Last night's report showed me that Wall Street is no longer underestimating Google's growth outlook. Earnings, adjusted for the tax rate increase, were a few cents above consensus, but below the highest printed estimate. Revenue came in right at the estimate. Upside from domestic search appears limited from here.
Does that mean the stock is done going up? Not necessarily. Google is investing huge amounts of money in international operations and new products outside of core search. The potential is huge, and they have the money, the people, and the momentum to conquer new markets. The next task for Google is to monetize these other products. Can they make decent money with Gmail, Google Video, Google Earth, Google China, Google Images, and the many other areas we are speculating they will enter?
Nobody knows for sure. Bulls on the stock believe they can. However, just because they are in position to do so does not mean they will. If they can monetize these product lines, growth will continue and the stock could very well go a lot higher. However, it is not as clear to me that this will happen, at least not as clear as it was that GOOG was too cheap at $170 per share.

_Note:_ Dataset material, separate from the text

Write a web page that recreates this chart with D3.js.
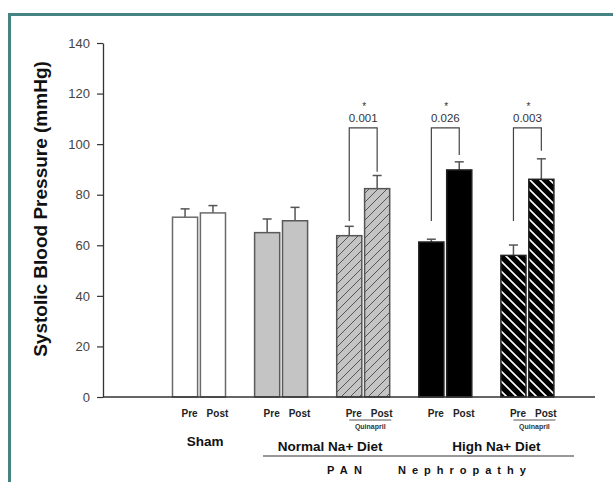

Google is trading at 45 times this year's projected earnings. The issues the company addressed last night (growth deceleration in search and massive spending on international markets) could very well result in more earnings disappointments in the near term.
The risk-reward outlook seems to be less compelling to me today. Maybe that will change in the future if we get another quarter or two of disappointing earnings, or if other product lines boom, but right now I'm content with selling at $400 and seeing how it all plays out.